Put Doctors at the Center of Health Care Tech. By Daniel Marchalik. Harvard Business Review.
Interesting article from Harvard Business Review looking at the current state of computer technology in healthcare. The COVID epidemic has highlighted the promise of healthcare tech. For example, utilization of telehealth services has skyrocketed. Yet healthcare technology rates an “F” on facility of use by doctors, contributing to burnout. “Put patient care first,” advises Marchalik.
Comment
In healthcare, maximizing shareholder value boils down to a throughput problem. Sick people go in at one end of the assembly line, and well people come out the other. Healthcare is highly labor-intensive, so productivity is the name of the game.
In every other business in the world, computer technology has improved productivity. But not in healthcare. Quite the opposite, in fact.
I thought computers made us more efficient?
On average, I spend seven and a half minutes in any patient encounter thrashing around with computer software that is ill-conceived for the task at hand. I would estimate that has reduced my productivity by about 20-30% compared with the days when things were done on paper.
There are several potential reasons for this. The primary reason, it seems to me, is that electronic health records (EHR) are, primarily, billing systems. With record-keeping appended almost as an afterthought.

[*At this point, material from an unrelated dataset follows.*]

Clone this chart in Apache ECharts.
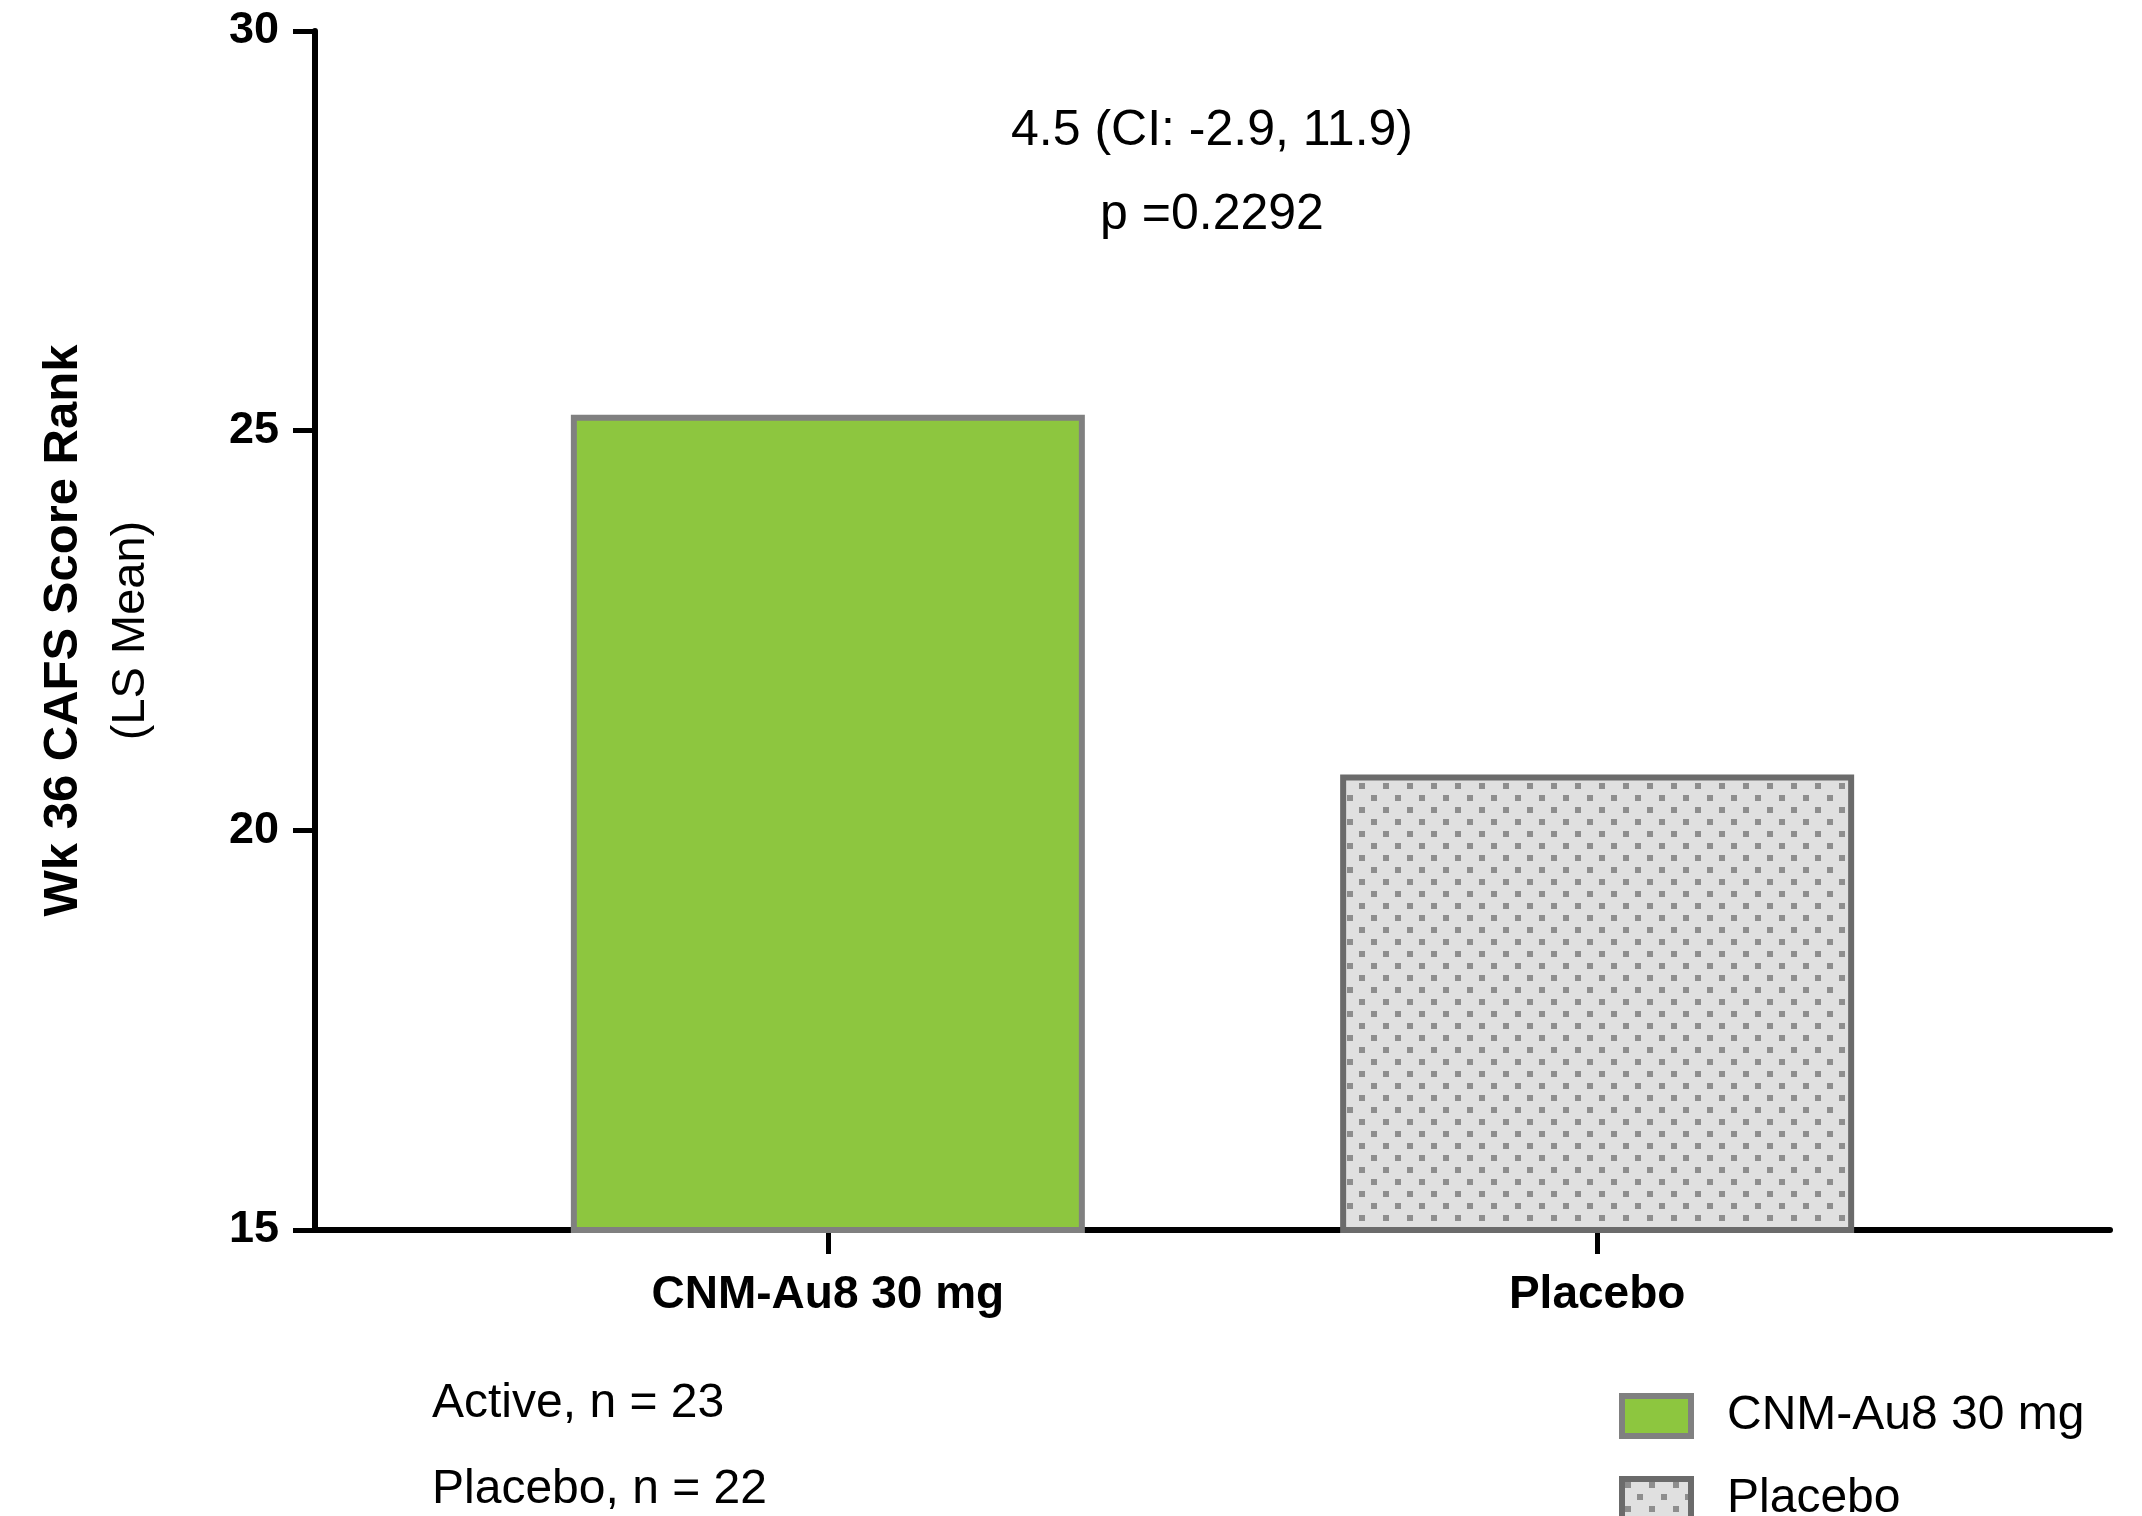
<!DOCTYPE html>
<html>
<head>
<meta charset="utf-8">
<script src="https://cdn.jsdelivr.net/npm/echarts@6/dist/echarts.min.js"></script>
<style>
  html, body { margin: 0; padding: 0; background: #fff; }
  #chart { width: 2142px; height: 1516px; }
</style>
</head>
<body>
<div id="chart"></div>
<script>
// values
const groups = ['CNM-Au8 30 mg', 'Placebo'];
const lsMeans = [25.2, 20.7];
const groupPos = [1, 2];
const sampleLabels = ['Active, n = 23', 'Placebo, n = 22'];
const yTicks = [15, 20, 25, 30];
const diffText = ['4.5 (CI: -2.9, 11.9)', 'p =0.2292'];

const font = '"Liberation Sans", Arial, Helvetica, sans-serif';

// dotted fill for placebo
const tile = document.createElement('canvas');
tile.width = 24;
tile.height = 24;
const tc = tile.getContext('2d');
tc.fillStyle = '#e0e0e0';
tc.fillRect(0, 0, 24, 24);
tc.fillStyle = '#8e8e8e';
tc.fillRect(3, 3, 6, 6);
tc.fillRect(15, 15, 6, 6);

const chart = echarts.init(document.getElementById('chart'));

chart.setOption({
    animation: false,
    backgroundColor: '#fff',
    grid: { left: 315, right: 32, top: 31, bottom: 286 },
    xAxis: {
        type: 'value',
        min: 1 / 3,
        max: 8 / 3,
        splitLine: { show: false },
        axisLine: { onZero: false, lineStyle: { color: '#000', width: 6 } },
        axisTick: { customValues: groupPos, length: 24, lineStyle: { color: '#000', width: 5 } },
        axisLabel: {
            customValues: groupPos,
            formatter: v => groups[Math.round(v) - 1],
            margin: 42,
            color: '#000',
            fontFamily: font,
            fontWeight: 'bold',
            fontSize: 46
        }
    },
    yAxis: {
        type: 'value',
        min: yTicks[0],
        max: yTicks[yTicks.length - 1],
        interval: 5,
        splitLine: { show: false },
        axisLine: { show: true, onZero: false, lineStyle: { color: '#000', width: 6 } },
        axisTick: { show: true, length: 22, lineStyle: { color: '#000', width: 5 } },
        axisLabel: {
            margin: 36,
            color: '#000',
            fontFamily: font,
            fontWeight: 'bold',
            fontSize: 45
        },
        name: '{t|Wk 36 CAFS Score Rank}\n{s|(LS Mean)}',
        nameLocation: 'middle',
        nameRotate: 90,
        nameGap: 150,
        nameTextStyle: {
            rich: {
                t: { fontFamily: font, fontWeight: 'bold', fontSize: 49, color: '#000', lineHeight: 68 },
                s: { fontFamily: font, fontSize: 47, color: '#000', lineHeight: 68 }
            }
        }
    },
    legend: {
        orient: 'vertical',
        left: 1619,
        top: 1392,
        height: 300,
        padding: 0,
        itemWidth: 69,
        itemHeight: 40,
        itemGap: 35,
        icon: 'rect',
        data: [
            { name: groups[0], itemStyle: { borderColor: '#808080', borderWidth: 6 } },
            { name: groups[1], itemStyle: { borderColor: '#6b6b6b', borderWidth: 6 } }
        ],
        textStyle: {
            fontFamily: font,
            fontSize: 48,
            color: '#000',
            lineHeight: 40,
            padding: [0, 0, 0, 31]
        }
    },
    graphic: [
        {
            type: 'text',
            x: 1212,
            y: 89,
            style: {
                text: diffText.join('\n'),
                fontFamily: font,
                fontSize: 50,
                lineHeight: 84,
                fill: '#000',
                align: 'center'
            }
        },
        {
            type: 'text',
            x: 432,
            y: 1361,
            style: {
                text: sampleLabels.join('\n'),
                fontFamily: font,
                fontSize: 48,
                lineHeight: 86,
                fill: '#000'
            }
        }
    ],
    series: [
        {
            name: groups[0],
            type: 'bar',
            barWidth: 514,
            barGap: '-100%',
            data: [[groupPos[0], lsMeans[0]]],
            itemStyle: { color: '#8dc63f', borderColor: '#808080', borderWidth: 6 }
        },
        {
            name: groups[1],
            type: 'bar',
            barWidth: 514,
            barGap: '-100%',
            data: [[groupPos[1], lsMeans[1]]],
            itemStyle: {
                color: { image: tile, repeat: 'repeat' },
                borderColor: '#6b6b6b',
                borderWidth: 6
            }
        }
    ]
});
</script>
</body>
</html>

The VA’s VISTA/CPRS systems stands out as a notable exception. It’s fast, clean, and was developed with a great deal of physician input. To be clear, it is showing its age. The prescribing interface is clunky at best, as is its imaging interface. And it lacks interoperability; among other things, it can’t talk to DOD systems. It’s due to be replaced by an off-the-shelf solution (at considerable taxpayer expense).
In fairness to commercial products, when EHR’s first hit the marketplace, doctors were not at all tech-savvy. In fact, most did not know how to type. To this day, data entry typically consists of some combination of point-and-click and lousy voice recognition. VISTA/CPRS requires the doctor to know how to type. Learn that skill, and the computer can, potentially, become your friend. Otherwise, your days (and often your nights) are spent watching the spinning wheel of death after every mouse click (because systems evidently have trouble keeping up in the hardware and bandwidth departments).
Beyond that, EHR’s collect a prodigious amount of data, most of which might satisfy some regulatory requirement, but little of which has anything to do with making sick people well. Meaningful information is buried in a haystack of stochastic noise. To top it off, we are expected to be part-time data entry clerks, inputting that stochastic noise.
Productivity-wise, as a general rule, it’s probably best not to make the $150/hour person do work a $20/hour person could do. I can see having me enter my own prescriptions — it’s no skin off my back, and it substantially reduces the probability of medical errors. Personally, I can type faster than I can dictate, so I’m fine with entering my findings as well. But somewhere along the way, the government got the idea in its head that they should only pay for a visit if I ask about a hundred random questions they define. Current practices allow a medical assistant to ask some of those questions, and record the results in the record. That still leaves a chunk of time for me to ask a bunch of useless questions.
So, start with a fifteen minute followup appointment. Subtract seven and a half minutes for computer-thrashing, and a couple of minutes for the exam. That leaves the patient with five and a half minutes to blurt out what the problem is, and essentially no time for the doctor to explain what’s going on. I’ve noticed recently I’m typically scheduled a half hour for appointments these days; but to maximize charges, I have about fifteen minutes of “busy-work” — asking a slew of mandatory questions, and recording the results point-and-click-style, spinning wheel of death and all, so we are back where we started.
I type fast, and figured out how to do time-based billing, so I still have time to talk to my patients. And I’m getting the feeling, I’m the only one. I hear that a lot from my patients. “You are the only doctor who ever listened to me.” (Meaning, I talk to them, and show that I was listening).
Conclusion
Marchalik is right: the human comes last in this equation. Improving the technology might help, but a couple of other factors also need adjustment:
- Abandon the Resource-Based Relative Value Scale, a reimbursement system based on Marx’s Labor Theory of Value (I kid you not). Indirectly the source of most of our busy work. Prospective payment schemes, time-based billing — anything would be better. Part of this is the government’s problem, and part of it is organized medicine’s problem. Hint: Marxism doesn’t work.
- Doctors need to learn how to type (a problem that, I imagine, will take care of itself in time).
- Administrators need to understand that you can’t improve productivity by griping about it. Among other things, doctors should be doctoring, not doing data entry.